New York City

Release of body-cam footage doesn’t violate NYPD records law, court rules

February 20, 2019 Jonathan Sperling Brooklyn Daily Eagle
AN NYPD OFFICER WEARS A BODY CAMERA. AP PHOTO/MARY ALTAFFER.

The release of NYPD body-camera recordings does not violate a New York state law that protects police officers’ personnel records, a state appeals court ruled on Tuesday.

Following a lawsuit filed against New York City in January 2018 by the Patrolmen’s Benevolent Association, a panel of judges from the Appellate Division’s First Judicial Department agreed that releasing police body-camera footage does not violate a piece of state law known as 50-a, which shields the records used to evaluate NYPD officers’ performance from public review without written consent or court order.

A lower court had ruled in favor of the city in May 2018.

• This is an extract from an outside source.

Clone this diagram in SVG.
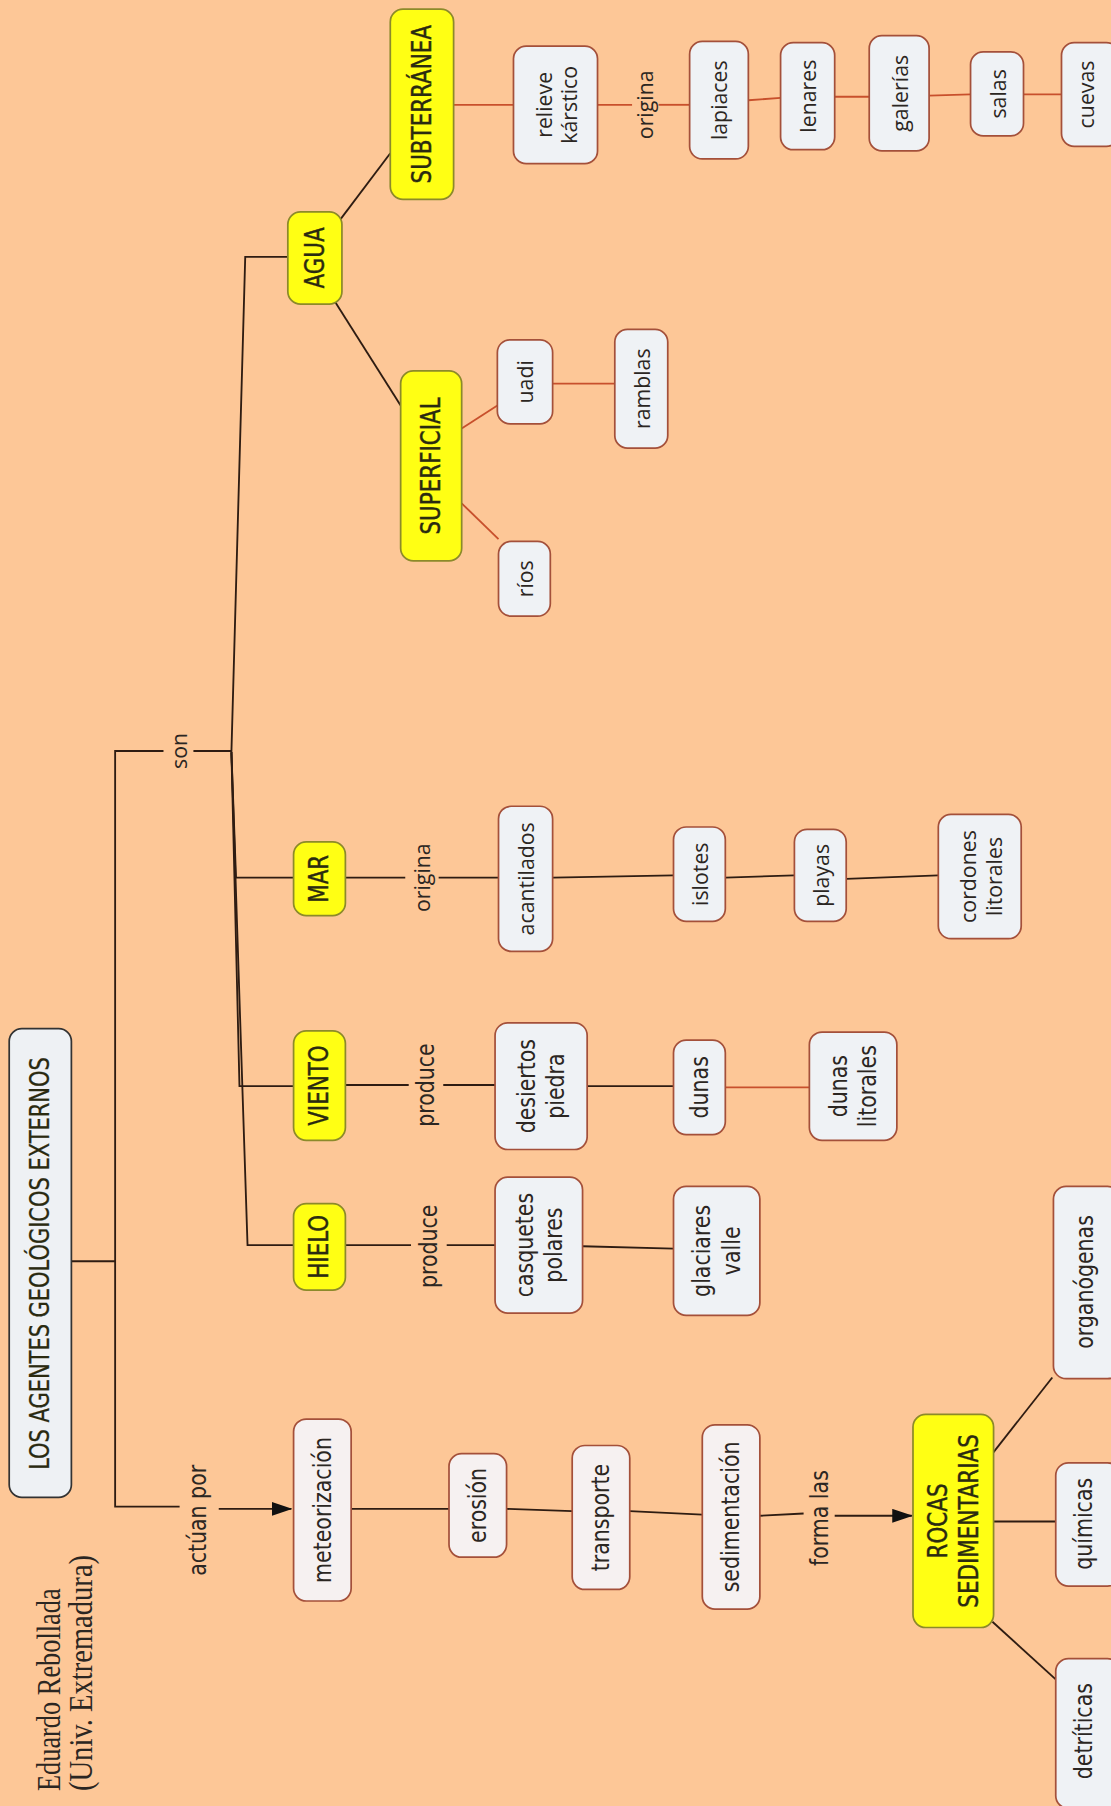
<svg xmlns="http://www.w3.org/2000/svg" width="1111" height="1806" viewBox="0 0 1111 1806">
<defs>
<style>
.bg{fill:#fdc797}
.w{fill:#eff2f5;stroke:#a4503a;stroke-width:1.5}
.p{fill:#f6f1f1;stroke:#a4503a;stroke-width:1.5}
.y{fill:#ffff14;stroke:#8c8a2a;stroke-width:1.5}
.t{fill:#eef1f4;stroke:#333;stroke-width:1.5}
text{fill:#2b2622;text-anchor:middle;dominant-baseline:central}
.c{font-family:"DejaVu Sans Condensed","DejaVu Sans",sans-serif;font-stretch:condensed;font-size:22px}
.cy{font-family:"DejaVu Sans Condensed","DejaVu Sans",sans-serif;font-stretch:condensed;font-size:23px;fill:#2a2a10;stroke:#2a2a10;stroke-width:0.35}
.o{font-family:"Open Sans","DejaVu Sans",sans-serif;font-size:18.5px}
.s{font-family:"Liberation Serif",serif;font-size:30px;text-anchor:start;dominant-baseline:alphabetic}
.k{fill:none;stroke:#2e1c12;stroke-width:1.6}
.r{fill:none;stroke:#c8502c;stroke-width:1.6}
</style>
<marker id="ah" markerUnits="userSpaceOnUse" markerWidth="18" markerHeight="12" viewBox="0 0 18 12" refX="17" refY="6" orient="auto">
<path d="M0,0 L18,6 L0,12 z" fill="#111"/>
</marker>
</defs>
<rect class="bg" x="0" y="0" width="1111" height="1806"/>
<g transform="scale(1.1513,1.1518)">
<g id="connectors">
<path class="k" d="M62,1095 H100"/>
<path class="k" d="M142,652 H100 V1308 H156"/>
<path class="k" d="M168,652 H201"/>
<path class="k" d="M201,653 L213,223 H250"/>
<path class="k" d="M201,653 L205,762 H255"/>
<path class="k" d="M201,653 L208,943 H255"/>
<path class="k" d="M201,653 L215,1081 H255"/>
<path class="k" d="M190,1310 H253" marker-end="url(#ah)"/>
<path class="k" d="M296,190 L339,133"/>
<path class="k" d="M291,262 L348,352"/>
<path class="k" d="M300,762 H352"/>
<path class="k" d="M381,762 H433"/>
<path class="k" d="M300,942 H355"/>
<path class="k" d="M385,942 H430"/>
<path class="k" d="M300,1081 H357"/>
<path class="k" d="M388,1081 H430"/>
<path class="k" d="M506,1082 L585,1084"/>
<path class="k" d="M510,943 H585"/>
<path class="k" d="M480,762 L585,760"/>
<path class="k" d="M630,762 L690,760"/>
<path class="k" d="M735,763 L815,760"/>
<path class="k" d="M305,1310 H390"/>
<path class="k" d="M440,1310 L497,1312"/>
<path class="k" d="M547,1312 L610,1315"/>
<path class="k" d="M660,1316 L698,1314"/>
<path class="k" d="M725,1316 H792" marker-end="url(#ah)"/>
<path class="k" d="M862,1262 L914,1196"/>
<path class="k" d="M863,1321 H917"/>
<path class="k" d="M862,1408 L917,1458"/>
<path class="r" d="M401,372 L432,352"/>
<path class="r" d="M401,437 L433,468"/>
<path class="r" d="M480,333 H534"/>
<path class="r" d="M394,91 H446"/>
<path class="r" d="M519,91 H549"/>
<path class="r" d="M572,91 H599"/>
<path class="r" d="M650,87 L678,85"/>
<path class="r" d="M725,84 H755"/>
<path class="r" d="M807,83 L843,82"/>
<path class="r" d="M889,82 H922"/>
<path class="r" d="M630,944 H703"/>
</g>

<g id="author">
<text class="s" transform="translate(52,1555) rotate(-90)" textLength="176" lengthAdjust="spacingAndGlyphs">Eduardo Rebollada</text>
<text class="s" transform="translate(80,1555) rotate(-90)" textLength="205" lengthAdjust="spacingAndGlyphs">(Univ. Extremadura)</text>
</g>

<g id="n-title"><rect class="t" x="8" y="893" width="54" height="407" rx="11"/><text class="cy" style="stroke-width:0.2;font-size:22.5px" transform="translate(35,1097) rotate(-90) scale(0.9,1)">LOS AGENTES GEOLÓGICOS EXTERNOS</text></g>

<g id="l-son"><text class="o" transform="translate(155,652) rotate(-90)">son</text></g>
<g id="l-actuan"><text class="c" transform="translate(172,1320) rotate(-90) scale(0.9,1)">actúan por</text></g>

<g id="n-hielo"><rect class="y" x="255" y="1045" width="45" height="75" rx="11"/><text class="cy" transform="translate(277.5,1082.5) rotate(-90) scale(0.9,1)">HIELO</text></g>
<g id="n-viento"><rect class="y" x="255" y="895" width="45" height="95" rx="11"/><text class="cy" transform="translate(277.5,942.5) rotate(-90) scale(0.9,1)">VIENTO</text></g>
<g id="n-mar"><rect class="y" x="255" y="731" width="45" height="64" rx="11"/><text class="cy" transform="translate(277.5,763) rotate(-90) scale(0.9,1)">MAR</text></g>
<g id="n-agua"><rect class="y" x="250" y="184" width="47" height="80" rx="11"/><text class="cy" transform="translate(273.5,224) rotate(-90) scale(0.9,1)">AGUA</text></g>
<g id="n-superficial"><rect class="y" x="348" y="322" width="53" height="165" rx="11"/><text class="cy" transform="translate(374.5,404.5) rotate(-90) scale(0.9,1)">SUPERFICIAL</text></g>
<g id="n-subterranea"><rect class="y" x="339" y="8" width="55" height="165" rx="11"/><text class="cy" transform="translate(366.5,90.5) rotate(-90) scale(0.9,1)">SUBTERRÁNEA</text></g>

<g id="l-produce1"><text class="c" transform="translate(372,1082) rotate(-90) scale(0.9,1)">produce</text></g>
<g id="l-produce2"><text class="c" transform="translate(370,942) rotate(-90) scale(0.9,1)">produce</text></g>
<g id="l-origina1"><text class="o" transform="translate(366,762) rotate(-90)">origina</text></g>
<g id="l-origina2"><text class="o" transform="translate(560,91) rotate(-90)">origina</text></g>
<g id="l-forma"><text class="c" transform="translate(712,1318) rotate(-90) scale(0.9,1)">forma las</text></g>

<g id="n-casquetes"><rect class="w" x="430" y="1022" width="76" height="118" rx="11"/><text class="c" transform="translate(468,1081) rotate(-90) scale(0.9,1)"><tspan x="0" dy="-0.58em">casquetes</tspan><tspan x="0" dy="1.16em">polares</tspan></text></g>
<g id="n-glaciares"><rect class="w" x="585" y="1030" width="75" height="112" rx="11"/><text class="c" transform="translate(622.5,1086) rotate(-90) scale(0.9,1)"><tspan x="0" dy="-0.58em">glaciares</tspan><tspan x="0" dy="1.16em">valle</tspan></text></g>
<g id="n-desiertos"><rect class="w" x="430" y="888" width="80" height="110" rx="11"/><text class="c" transform="translate(470,943) rotate(-90) scale(0.9,1)"><tspan x="0" dy="-0.58em">desiertos</tspan><tspan x="0" dy="1.16em">piedra</tspan></text></g>
<g id="n-dunas"><rect class="w" x="585" y="903" width="45" height="82" rx="11"/><text class="c" transform="translate(607.5,944) rotate(-90) scale(0.9,1)">dunas</text></g>
<g id="n-dunaslit"><rect class="w" x="703" y="896" width="76" height="94" rx="11"/><text class="c" transform="translate(741,943) rotate(-90) scale(0.9,1)"><tspan x="0" dy="-0.58em">dunas</tspan><tspan x="0" dy="1.16em">litorales</tspan></text></g>

<g id="n-acantilados"><rect class="w" x="433" y="700" width="47" height="126" rx="11"/><text class="o" transform="translate(456.5,763) rotate(-90)">acantilados</text></g>
<g id="n-islotes"><rect class="w" x="585" y="718" width="45" height="82" rx="11"/><text class="o" transform="translate(607.5,759) rotate(-90)">islotes</text></g>
<g id="n-playas"><rect class="w" x="690" y="720" width="45" height="80" rx="11"/><text class="o" transform="translate(712.5,760) rotate(-90)">playas</text></g>
<g id="n-cordones"><rect class="w" x="815" y="707" width="72" height="108" rx="11"/><text class="o" transform="translate(851,761) rotate(-90)"><tspan x="0" dy="-0.6em">cordones</tspan><tspan x="0" dy="1.2em">litorales</tspan></text></g>

<g id="n-rios"><rect class="w" x="433" y="470" width="45" height="65" rx="11"/><text class="o" transform="translate(455.5,502.5) rotate(-90)">ríos</text></g>
<g id="n-uadi"><rect class="w" x="432" y="295" width="48" height="73" rx="11"/><text class="o" transform="translate(456,331.5) rotate(-90)">uadi</text></g>
<g id="n-ramblas"><rect class="w" x="534" y="286" width="46" height="103" rx="11"/><text class="o" transform="translate(557,337.5) rotate(-90)">ramblas</text></g>
<g id="n-relieve"><rect class="w" x="446" y="40" width="73" height="102" rx="11"/><text class="o" transform="translate(482.5,91) rotate(-90)"><tspan x="0" dy="-0.6em">relieve</tspan><tspan x="0" dy="1.2em">kárstico</tspan></text></g>
<g id="n-lapiaces"><rect class="w" x="599" y="36" width="51" height="102" rx="11"/><text class="o" transform="translate(624.5,87) rotate(-90)">lapiaces</text></g>
<g id="n-lenares"><rect class="w" x="678" y="37" width="47" height="93" rx="11"/><text class="o" transform="translate(701.5,83.5) rotate(-90)">lenares</text></g>
<g id="n-galerias"><rect class="w" x="755" y="31" width="52" height="100" rx="11"/><text class="o" transform="translate(781,81) rotate(-90)">galerías</text></g>
<g id="n-salas"><rect class="w" x="843" y="45" width="46" height="73" rx="11"/><text class="o" transform="translate(866,81.5) rotate(-90)">salas</text></g>
<g id="n-cuevas"><rect class="w" x="922" y="37" width="50" height="90" rx="11"/><text class="o" transform="translate(943,82) rotate(-90)">cuevas</text></g>

<g id="n-meteorizacion"><rect class="p" x="255" y="1232" width="50" height="158" rx="11"/><text class="c" transform="translate(280,1311) rotate(-90) scale(0.9,1)">meteorización</text></g>
<g id="n-erosion"><rect class="p" x="390" y="1262" width="50" height="90" rx="11"/><text class="c" transform="translate(415,1307) rotate(-90) scale(0.9,1)">erosión</text></g>
<g id="n-transporte"><rect class="p" x="497" y="1255" width="50" height="125" rx="11"/><text class="c" transform="translate(522,1317.5) rotate(-90) scale(0.9,1)">transporte</text></g>
<g id="n-sedimentacion"><rect class="p" x="610" y="1237" width="50" height="160" rx="11"/><text class="c" transform="translate(635,1317) rotate(-90) scale(0.9,1)">sedimentación</text></g>
<g id="n-rocas"><rect class="y" x="793" y="1228" width="70" height="185" rx="11"/><text class="cy" transform="translate(828,1320.5) rotate(-90) scale(0.9,1)"><tspan x="0" dy="-0.58em">ROCAS</tspan><tspan x="0" dy="1.16em">SEDIMENTARIAS</tspan></text></g>
<g id="n-organogenas"><rect class="w" x="915" y="1030" width="58" height="167" rx="11"/><text class="c" transform="translate(942,1113) rotate(-90) scale(0.9,1)">organógenas</text></g>
<g id="n-quimicas"><rect class="w" x="917" y="1270" width="56" height="107" rx="11"/><text class="c" transform="translate(941,1323) rotate(-90) scale(0.9,1)">químicas</text></g>
<g id="n-detriticas"><rect class="w" x="917" y="1440" width="56" height="130" rx="11"/><text class="c" transform="translate(941,1503) rotate(-90) scale(0.9,1)">detríticas</text></g>
</g>
</svg>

“We find that given its nature and use, the body-worn-camera footage at issue is not a personnel record covered by the confidentiality and disclosure requirements of [the state law known as 50-A],” the Appellate Division judges wrote in their decision. “The purpose of body-worn-camera footage is for use in the service of other key objectives of the program, such as transparency, accountability, and public trust-building.”

Earlier this month, the Eagle reported that a panel hired by NYPD Commissioner James O’Neill had found “almost a complete lack of transparency and public accountability,” in the NYPD’s disciplinary system.

In a statement, O’Neill said the department would accept the findings of the panel, improve its public reporting and get up to speed with other agencies.

The NYPD also stated that it will appoint a citizen liaison, take measures to expedite disciplinary adjudications, upgrade its case management system and adopt presumptive penalties in domestic violence cases.

“I offer my deep and sincere thanks to members of the panel, and their staffs, who have donated their valuable time, skills and efforts to perform a vital public service to New York City,” said O’Neill. “A fair, clear and consistent discipline system is essential to the police and public alike, and the twin virtues of transparency and accountability are essential to building mutual trust and respect between cops and the communities they serve.”

The Patrolmen’s Benevolent Association, the city’s largest police union disagreed with the Appellate Court’s findings.

“We believe that the court’s decision is wrong, that it will have a negative impact on public safety and on the safety of our members,” PBA President Patrick Lynch said in a statement.

Lynch also said that the PBA will review the decision and consider another appeal.